### EXERCISE DIRECTIONS
Without the pictures, extract every line from the start of the material to the line containing "const nameColors = ['#00a8de', '#727272', '#86992c', '#e3007b'];", both ends included.

### COLLECTED DATA
═══

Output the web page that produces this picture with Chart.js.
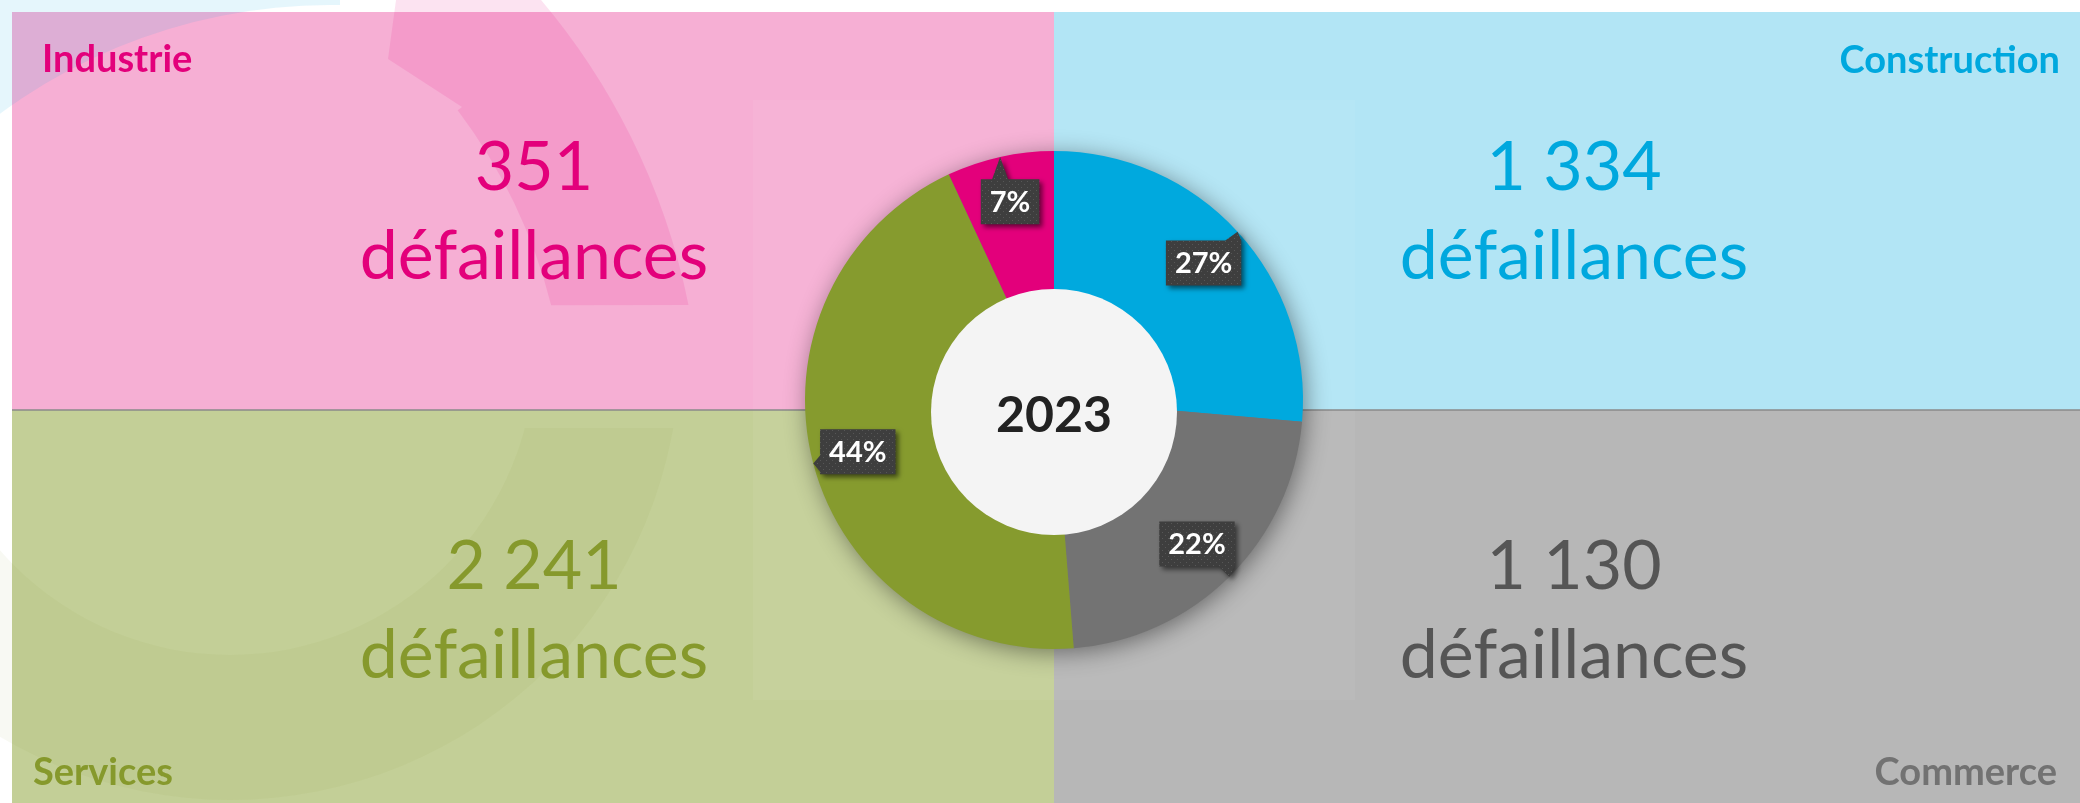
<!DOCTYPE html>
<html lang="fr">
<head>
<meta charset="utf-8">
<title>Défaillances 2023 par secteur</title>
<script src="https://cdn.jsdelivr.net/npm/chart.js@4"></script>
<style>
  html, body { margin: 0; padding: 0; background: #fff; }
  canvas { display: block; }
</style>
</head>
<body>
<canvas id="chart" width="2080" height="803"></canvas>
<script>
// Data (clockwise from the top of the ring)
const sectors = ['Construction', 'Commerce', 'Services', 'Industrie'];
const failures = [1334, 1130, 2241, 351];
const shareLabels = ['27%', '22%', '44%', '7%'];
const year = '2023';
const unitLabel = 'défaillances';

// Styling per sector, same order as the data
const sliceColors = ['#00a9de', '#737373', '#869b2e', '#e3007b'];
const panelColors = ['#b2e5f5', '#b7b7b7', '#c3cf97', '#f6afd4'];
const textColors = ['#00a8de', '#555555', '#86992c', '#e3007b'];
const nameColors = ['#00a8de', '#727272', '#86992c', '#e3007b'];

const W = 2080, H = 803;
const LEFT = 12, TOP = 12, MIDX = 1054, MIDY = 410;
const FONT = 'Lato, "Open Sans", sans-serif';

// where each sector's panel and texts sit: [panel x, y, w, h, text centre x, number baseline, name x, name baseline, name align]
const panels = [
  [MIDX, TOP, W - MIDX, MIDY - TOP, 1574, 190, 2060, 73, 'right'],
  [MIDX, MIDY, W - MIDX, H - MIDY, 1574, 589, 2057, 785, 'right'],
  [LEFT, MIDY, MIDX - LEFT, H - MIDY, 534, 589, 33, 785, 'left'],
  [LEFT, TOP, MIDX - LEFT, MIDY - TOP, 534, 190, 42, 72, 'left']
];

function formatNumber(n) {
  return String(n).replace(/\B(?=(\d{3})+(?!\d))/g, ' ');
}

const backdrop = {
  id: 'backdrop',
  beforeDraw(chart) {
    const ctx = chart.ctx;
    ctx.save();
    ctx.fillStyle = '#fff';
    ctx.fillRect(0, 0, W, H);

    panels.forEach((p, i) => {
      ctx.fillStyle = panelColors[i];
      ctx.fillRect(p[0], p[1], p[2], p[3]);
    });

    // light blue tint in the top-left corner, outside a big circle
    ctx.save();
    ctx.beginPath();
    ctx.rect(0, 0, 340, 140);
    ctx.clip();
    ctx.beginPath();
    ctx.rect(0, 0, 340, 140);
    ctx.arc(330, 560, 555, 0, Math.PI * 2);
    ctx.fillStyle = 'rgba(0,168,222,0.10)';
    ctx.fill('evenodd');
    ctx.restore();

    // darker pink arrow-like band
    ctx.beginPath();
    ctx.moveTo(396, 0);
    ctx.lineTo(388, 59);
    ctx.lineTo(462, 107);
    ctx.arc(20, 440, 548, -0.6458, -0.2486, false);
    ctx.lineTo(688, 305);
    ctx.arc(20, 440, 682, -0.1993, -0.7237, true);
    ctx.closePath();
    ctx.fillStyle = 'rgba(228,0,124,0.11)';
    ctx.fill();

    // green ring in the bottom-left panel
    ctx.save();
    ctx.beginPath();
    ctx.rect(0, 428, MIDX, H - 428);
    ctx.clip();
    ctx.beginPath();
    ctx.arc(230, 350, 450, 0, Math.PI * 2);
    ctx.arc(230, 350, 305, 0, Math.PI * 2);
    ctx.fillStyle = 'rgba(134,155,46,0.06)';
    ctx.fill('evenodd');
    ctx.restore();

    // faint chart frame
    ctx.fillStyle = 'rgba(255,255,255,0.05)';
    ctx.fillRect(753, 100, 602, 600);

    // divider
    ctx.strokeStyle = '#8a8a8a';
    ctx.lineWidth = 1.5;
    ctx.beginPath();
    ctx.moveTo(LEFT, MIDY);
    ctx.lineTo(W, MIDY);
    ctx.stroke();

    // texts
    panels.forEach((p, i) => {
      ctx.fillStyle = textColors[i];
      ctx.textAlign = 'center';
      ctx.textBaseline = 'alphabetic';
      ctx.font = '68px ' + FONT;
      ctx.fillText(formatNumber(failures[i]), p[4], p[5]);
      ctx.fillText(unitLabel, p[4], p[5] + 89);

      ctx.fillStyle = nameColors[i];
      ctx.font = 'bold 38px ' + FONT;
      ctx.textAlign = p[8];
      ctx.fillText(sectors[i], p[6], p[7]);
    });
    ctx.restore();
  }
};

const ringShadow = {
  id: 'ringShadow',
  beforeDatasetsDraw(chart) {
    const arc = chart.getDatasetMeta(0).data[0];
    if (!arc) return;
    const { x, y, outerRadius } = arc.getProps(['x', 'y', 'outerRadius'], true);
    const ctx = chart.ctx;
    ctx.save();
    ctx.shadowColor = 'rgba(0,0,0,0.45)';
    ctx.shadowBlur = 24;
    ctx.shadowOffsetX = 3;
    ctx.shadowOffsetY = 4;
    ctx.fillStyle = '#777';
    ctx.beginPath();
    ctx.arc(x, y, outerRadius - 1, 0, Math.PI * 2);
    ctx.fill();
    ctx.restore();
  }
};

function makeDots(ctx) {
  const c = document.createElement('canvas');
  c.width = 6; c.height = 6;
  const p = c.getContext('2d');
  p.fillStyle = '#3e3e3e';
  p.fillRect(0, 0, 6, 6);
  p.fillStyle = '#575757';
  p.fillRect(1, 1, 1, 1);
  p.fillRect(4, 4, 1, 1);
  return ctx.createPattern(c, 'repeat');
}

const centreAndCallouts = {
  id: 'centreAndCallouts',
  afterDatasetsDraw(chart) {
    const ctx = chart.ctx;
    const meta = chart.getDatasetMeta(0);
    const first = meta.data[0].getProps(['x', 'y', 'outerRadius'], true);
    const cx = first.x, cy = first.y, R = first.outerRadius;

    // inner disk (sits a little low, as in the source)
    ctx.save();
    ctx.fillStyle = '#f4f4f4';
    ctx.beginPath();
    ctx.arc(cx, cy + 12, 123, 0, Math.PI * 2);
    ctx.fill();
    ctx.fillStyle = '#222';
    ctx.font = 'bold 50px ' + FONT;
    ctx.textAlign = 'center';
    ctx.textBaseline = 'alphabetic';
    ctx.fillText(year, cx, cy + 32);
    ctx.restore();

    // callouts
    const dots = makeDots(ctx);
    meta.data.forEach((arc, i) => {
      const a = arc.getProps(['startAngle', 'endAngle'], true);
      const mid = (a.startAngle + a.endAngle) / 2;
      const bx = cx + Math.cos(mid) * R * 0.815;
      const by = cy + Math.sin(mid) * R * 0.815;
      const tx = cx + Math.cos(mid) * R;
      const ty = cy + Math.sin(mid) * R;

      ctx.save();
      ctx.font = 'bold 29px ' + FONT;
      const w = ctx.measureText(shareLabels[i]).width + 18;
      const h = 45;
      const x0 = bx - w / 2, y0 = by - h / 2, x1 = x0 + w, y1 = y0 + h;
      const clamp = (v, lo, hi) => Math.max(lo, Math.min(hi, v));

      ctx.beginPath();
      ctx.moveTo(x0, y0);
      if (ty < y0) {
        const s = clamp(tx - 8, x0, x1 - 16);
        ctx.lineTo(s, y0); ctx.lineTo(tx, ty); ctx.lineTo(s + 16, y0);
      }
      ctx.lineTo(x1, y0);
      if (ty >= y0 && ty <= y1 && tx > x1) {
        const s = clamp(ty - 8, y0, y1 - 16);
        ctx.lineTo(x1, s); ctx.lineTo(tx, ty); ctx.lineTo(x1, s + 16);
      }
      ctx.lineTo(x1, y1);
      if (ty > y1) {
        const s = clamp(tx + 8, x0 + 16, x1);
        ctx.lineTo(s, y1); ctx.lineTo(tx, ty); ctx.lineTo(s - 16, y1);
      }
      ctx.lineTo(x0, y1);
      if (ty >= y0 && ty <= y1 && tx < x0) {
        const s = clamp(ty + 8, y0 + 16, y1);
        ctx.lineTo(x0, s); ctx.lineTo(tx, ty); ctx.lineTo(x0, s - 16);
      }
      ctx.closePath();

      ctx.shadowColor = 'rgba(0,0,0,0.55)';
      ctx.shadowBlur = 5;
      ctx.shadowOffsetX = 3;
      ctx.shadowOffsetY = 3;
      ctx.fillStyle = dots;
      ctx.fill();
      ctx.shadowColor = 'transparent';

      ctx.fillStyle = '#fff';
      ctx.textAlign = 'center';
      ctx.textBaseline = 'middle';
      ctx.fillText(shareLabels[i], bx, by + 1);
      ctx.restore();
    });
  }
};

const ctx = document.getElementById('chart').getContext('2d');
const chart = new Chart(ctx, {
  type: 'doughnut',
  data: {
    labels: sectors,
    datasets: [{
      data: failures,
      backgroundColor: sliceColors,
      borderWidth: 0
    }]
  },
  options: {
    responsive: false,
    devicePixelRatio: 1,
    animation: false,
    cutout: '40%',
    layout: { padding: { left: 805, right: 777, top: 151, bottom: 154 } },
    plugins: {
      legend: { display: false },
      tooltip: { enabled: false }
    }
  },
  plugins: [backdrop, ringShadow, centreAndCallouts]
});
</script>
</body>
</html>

═══

### FINISHED EXERCISE
Output the web page that produces this picture with Chart.js.
<!DOCTYPE html>
<html lang="fr">
<head>
<meta charset="utf-8">
<title>Défaillances 2023 par secteur</title>
<script src="https://cdn.jsdelivr.net/npm/chart.js@4"></script>
<style>
  html, body { margin: 0; padding: 0; background: #fff; }
  canvas { display: block; }
</style>
</head>
<body>
<canvas id="chart" width="2080" height="803"></canvas>
<script>
// Data (clockwise from the top of the ring)
const sectors = ['Construction', 'Commerce', 'Services', 'Industrie'];
const failures = [1334, 1130, 2241, 351];
const shareLabels = ['27%', '22%', '44%', '7%'];
const year = '2023';
const unitLabel = 'défaillances';

// Styling per sector, same order as the data
const sliceColors = ['#00a9de', '#737373', '#869b2e', '#e3007b'];
const panelColors = ['#b2e5f5', '#b7b7b7', '#c3cf97', '#f6afd4'];
const textColors = ['#00a8de', '#555555', '#86992c', '#e3007b'];
const nameColors = ['#00a8de', '#727272', '#86992c', '#e3007b'];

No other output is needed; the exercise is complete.